What the task requires >>
State how many lines include "chart", giving the number by itself.

Information shown >>
* begin *

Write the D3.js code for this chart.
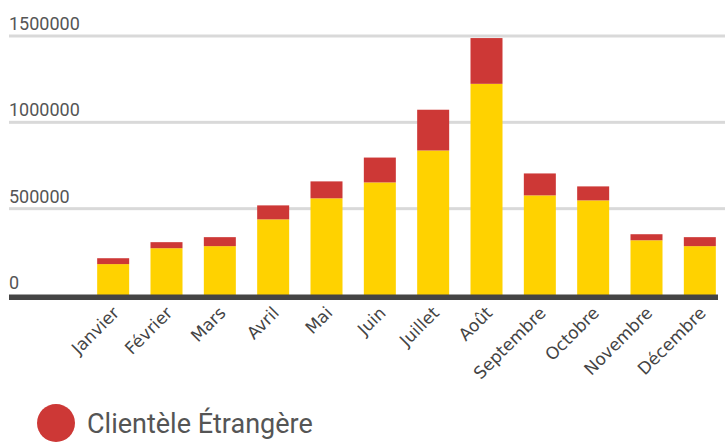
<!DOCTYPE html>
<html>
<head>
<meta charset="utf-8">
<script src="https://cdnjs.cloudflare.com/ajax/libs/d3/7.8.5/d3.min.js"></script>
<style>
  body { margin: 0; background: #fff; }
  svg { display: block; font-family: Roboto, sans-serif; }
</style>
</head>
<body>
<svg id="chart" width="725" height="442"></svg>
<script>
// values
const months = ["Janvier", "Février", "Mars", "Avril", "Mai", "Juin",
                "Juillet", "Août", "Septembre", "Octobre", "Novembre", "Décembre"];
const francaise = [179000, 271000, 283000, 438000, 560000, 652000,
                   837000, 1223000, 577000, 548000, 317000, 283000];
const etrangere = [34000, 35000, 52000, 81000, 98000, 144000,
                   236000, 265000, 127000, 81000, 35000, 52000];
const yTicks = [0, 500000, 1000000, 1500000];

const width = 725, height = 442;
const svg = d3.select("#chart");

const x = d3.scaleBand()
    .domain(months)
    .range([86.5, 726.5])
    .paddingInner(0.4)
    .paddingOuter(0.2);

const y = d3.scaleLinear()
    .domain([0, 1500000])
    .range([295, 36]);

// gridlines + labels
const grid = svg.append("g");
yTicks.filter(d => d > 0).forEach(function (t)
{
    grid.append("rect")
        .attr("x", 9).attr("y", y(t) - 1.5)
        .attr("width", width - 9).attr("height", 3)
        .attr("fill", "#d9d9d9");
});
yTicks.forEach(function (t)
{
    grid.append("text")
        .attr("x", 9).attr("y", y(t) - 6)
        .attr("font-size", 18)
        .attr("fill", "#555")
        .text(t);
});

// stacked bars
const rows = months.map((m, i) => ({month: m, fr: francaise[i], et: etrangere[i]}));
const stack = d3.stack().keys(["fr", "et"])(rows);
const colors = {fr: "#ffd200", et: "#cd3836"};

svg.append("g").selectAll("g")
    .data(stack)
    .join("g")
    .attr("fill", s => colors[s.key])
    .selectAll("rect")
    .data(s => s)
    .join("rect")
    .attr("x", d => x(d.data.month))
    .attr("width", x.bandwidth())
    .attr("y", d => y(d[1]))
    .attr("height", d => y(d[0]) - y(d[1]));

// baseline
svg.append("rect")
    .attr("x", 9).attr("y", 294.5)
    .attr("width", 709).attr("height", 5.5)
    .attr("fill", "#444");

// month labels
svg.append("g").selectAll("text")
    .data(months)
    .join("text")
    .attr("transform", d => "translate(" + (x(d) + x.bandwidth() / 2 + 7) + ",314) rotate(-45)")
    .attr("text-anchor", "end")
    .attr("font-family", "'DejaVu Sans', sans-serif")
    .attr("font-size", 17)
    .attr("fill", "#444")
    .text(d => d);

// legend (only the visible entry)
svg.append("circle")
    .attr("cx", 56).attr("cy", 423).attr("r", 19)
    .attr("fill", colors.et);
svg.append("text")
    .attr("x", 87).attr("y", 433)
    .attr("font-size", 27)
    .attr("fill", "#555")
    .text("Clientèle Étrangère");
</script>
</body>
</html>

* end *
* begin *

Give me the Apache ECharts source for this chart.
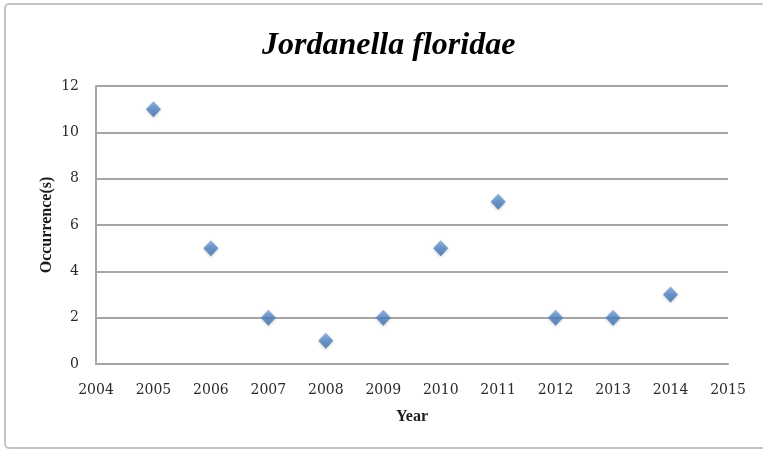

* end *

Finished exercise >>
4